- [DIRECTIONS] Give back the records below exactly, every one, with no pictures.
[start SUPPLIED DATA]
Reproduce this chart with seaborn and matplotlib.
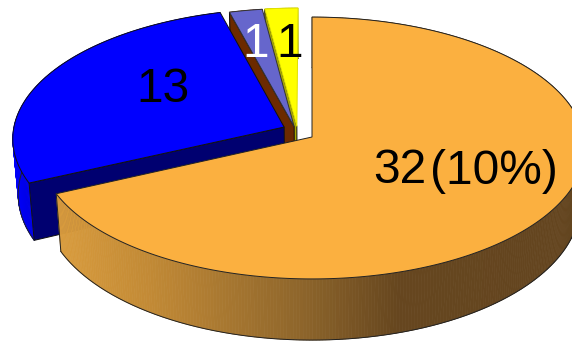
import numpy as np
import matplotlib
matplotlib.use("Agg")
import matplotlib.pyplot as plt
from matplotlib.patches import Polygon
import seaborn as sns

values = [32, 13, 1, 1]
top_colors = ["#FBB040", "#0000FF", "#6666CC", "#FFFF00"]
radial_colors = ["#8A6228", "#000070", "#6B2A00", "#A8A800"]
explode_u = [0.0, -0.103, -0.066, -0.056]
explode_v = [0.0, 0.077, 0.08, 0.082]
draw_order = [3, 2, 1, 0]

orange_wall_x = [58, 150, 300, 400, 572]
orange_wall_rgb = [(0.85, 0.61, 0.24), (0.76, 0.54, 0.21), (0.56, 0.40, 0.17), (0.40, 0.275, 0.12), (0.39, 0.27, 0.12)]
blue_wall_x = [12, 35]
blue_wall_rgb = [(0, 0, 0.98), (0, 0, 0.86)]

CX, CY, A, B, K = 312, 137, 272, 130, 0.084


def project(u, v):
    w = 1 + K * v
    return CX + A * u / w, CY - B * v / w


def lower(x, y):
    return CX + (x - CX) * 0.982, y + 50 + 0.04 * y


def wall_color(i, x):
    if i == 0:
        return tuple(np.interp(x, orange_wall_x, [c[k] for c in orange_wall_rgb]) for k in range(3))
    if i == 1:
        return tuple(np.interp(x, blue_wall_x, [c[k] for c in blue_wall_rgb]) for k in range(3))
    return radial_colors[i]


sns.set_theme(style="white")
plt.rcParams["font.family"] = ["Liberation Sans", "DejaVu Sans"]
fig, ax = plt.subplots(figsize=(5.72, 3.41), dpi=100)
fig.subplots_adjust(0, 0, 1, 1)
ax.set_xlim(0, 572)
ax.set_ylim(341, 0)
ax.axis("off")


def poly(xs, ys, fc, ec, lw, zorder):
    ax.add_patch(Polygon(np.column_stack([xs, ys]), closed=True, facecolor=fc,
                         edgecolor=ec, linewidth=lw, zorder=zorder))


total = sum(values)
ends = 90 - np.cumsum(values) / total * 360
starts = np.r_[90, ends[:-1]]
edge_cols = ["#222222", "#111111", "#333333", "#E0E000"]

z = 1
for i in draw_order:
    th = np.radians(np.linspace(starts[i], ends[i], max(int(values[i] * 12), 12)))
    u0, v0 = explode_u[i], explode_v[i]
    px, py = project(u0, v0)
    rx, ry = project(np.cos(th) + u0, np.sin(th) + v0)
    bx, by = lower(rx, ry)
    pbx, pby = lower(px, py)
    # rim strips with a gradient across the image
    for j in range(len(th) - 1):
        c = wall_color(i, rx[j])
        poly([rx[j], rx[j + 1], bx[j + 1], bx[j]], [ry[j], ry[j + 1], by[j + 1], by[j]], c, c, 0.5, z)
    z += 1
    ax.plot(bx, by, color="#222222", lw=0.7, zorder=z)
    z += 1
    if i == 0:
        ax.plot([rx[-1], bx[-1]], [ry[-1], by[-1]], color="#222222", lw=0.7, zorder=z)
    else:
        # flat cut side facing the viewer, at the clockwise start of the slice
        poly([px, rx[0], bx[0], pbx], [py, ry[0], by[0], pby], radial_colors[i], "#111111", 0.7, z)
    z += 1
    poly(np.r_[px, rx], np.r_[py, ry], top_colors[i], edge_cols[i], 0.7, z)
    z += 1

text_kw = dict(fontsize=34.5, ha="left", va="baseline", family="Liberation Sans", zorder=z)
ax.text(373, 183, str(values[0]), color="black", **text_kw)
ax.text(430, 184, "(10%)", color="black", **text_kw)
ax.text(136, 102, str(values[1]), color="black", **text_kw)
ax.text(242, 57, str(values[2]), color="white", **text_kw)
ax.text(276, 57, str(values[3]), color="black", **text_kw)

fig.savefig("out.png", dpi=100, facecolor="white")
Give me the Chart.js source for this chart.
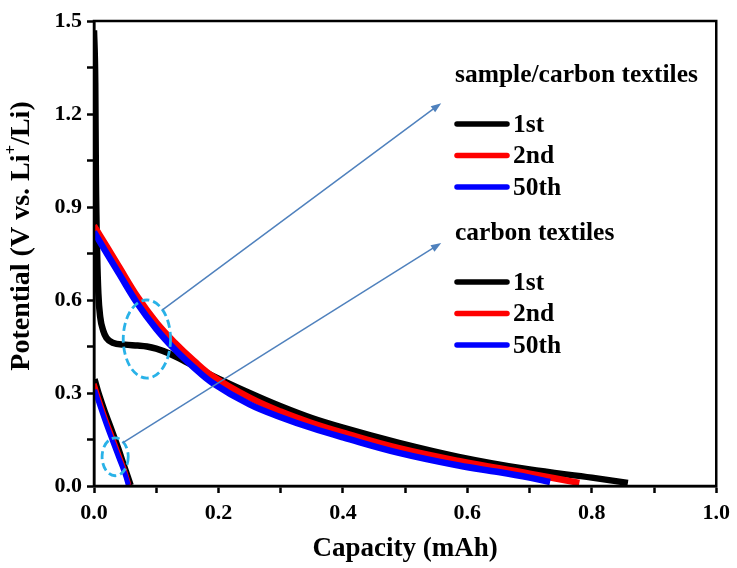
[end SUPPLIED DATA]
- [CORRECT RESULT]
Reproduce this chart with seaborn and matplotlib.
import numpy as np
import matplotlib
matplotlib.use("Agg")
import matplotlib.pyplot as plt
from matplotlib.patches import Polygon
import seaborn as sns

values = [32, 13, 1, 1]
top_colors = ["#FBB040", "#0000FF", "#6666CC", "#FFFF00"]
radial_colors = ["#8A6228", "#000070", "#6B2A00", "#A8A800"]
explode_u = [0.0, -0.103, -0.066, -0.056]
explode_v = [0.0, 0.077, 0.08, 0.082]
draw_order = [3, 2, 1, 0]

orange_wall_x = [58, 150, 300, 400, 572]
orange_wall_rgb = [(0.85, 0.61, 0.24), (0.76, 0.54, 0.21), (0.56, 0.40, 0.17), (0.40, 0.275, 0.12), (0.39, 0.27, 0.12)]
blue_wall_x = [12, 35]
blue_wall_rgb = [(0, 0, 0.98), (0, 0, 0.86)]

CX, CY, A, B, K = 312, 137, 272, 130, 0.084


def project(u, v):
    w = 1 + K * v
    return CX + A * u / w, CY - B * v / w


def lower(x, y):
    return CX + (x - CX) * 0.982, y + 50 + 0.04 * y


def wall_color(i, x):
    if i == 0:
        return tuple(np.interp(x, orange_wall_x, [c[k] for c in orange_wall_rgb]) for k in range(3))
    if i == 1:
        return tuple(np.interp(x, blue_wall_x, [c[k] for c in blue_wall_rgb]) for k in range(3))
    return radial_colors[i]


sns.set_theme(style="white")
plt.rcParams["font.family"] = ["Liberation Sans", "DejaVu Sans"]
fig, ax = plt.subplots(figsize=(5.72, 3.41), dpi=100)
fig.subplots_adjust(0, 0, 1, 1)
ax.set_xlim(0, 572)
ax.set_ylim(341, 0)
ax.axis("off")


def poly(xs, ys, fc, ec, lw, zorder):
    ax.add_patch(Polygon(np.column_stack([xs, ys]), closed=True, facecolor=fc,
                         edgecolor=ec, linewidth=lw, zorder=zorder))


total = sum(values)
ends = 90 - np.cumsum(values) / total * 360
starts = np.r_[90, ends[:-1]]
edge_cols = ["#222222", "#111111", "#333333", "#E0E000"]

z = 1
for i in draw_order:
    th = np.radians(np.linspace(starts[i], ends[i], max(int(values[i] * 12), 12)))
    u0, v0 = explode_u[i], explode_v[i]
    px, py = project(u0, v0)
    rx, ry = project(np.cos(th) + u0, np.sin(th) + v0)
    bx, by = lower(rx, ry)
    pbx, pby = lower(px, py)
    # rim strips with a gradient across the image
    for j in range(len(th) - 1):
        c = wall_color(i, rx[j])
        poly([rx[j], rx[j + 1], bx[j + 1], bx[j]], [ry[j], ry[j + 1], by[j + 1], by[j]], c, c, 0.5, z)
    z += 1
    ax.plot(bx, by, color="#222222", lw=0.7, zorder=z)
    z += 1
    if i == 0:
        ax.plot([rx[-1], bx[-1]], [ry[-1], by[-1]], color="#222222", lw=0.7, zorder=z)
    else:
        # flat cut side facing the viewer, at the clockwise start of the slice
        poly([px, rx[0], bx[0], pbx], [py, ry[0], by[0], pby], radial_colors[i], "#111111", 0.7, z)
    z += 1
    poly(np.r_[px, rx], np.r_[py, ry], top_colors[i], edge_cols[i], 0.7, z)
    z += 1

text_kw = dict(fontsize=34.5, ha="left", va="baseline", family="Liberation Sans", zorder=z)
ax.text(373, 183, str(values[0]), color="black", **text_kw)
ax.text(430, 184, "(10%)", color="black", **text_kw)
ax.text(136, 102, str(values[1]), color="black", **text_kw)
ax.text(242, 57, str(values[2]), color="white", **text_kw)
ax.text(276, 57, str(values[3]), color="black", **text_kw)

fig.savefig("out.png", dpi=100, facecolor="white")
Give me the Chart.js source for this chart.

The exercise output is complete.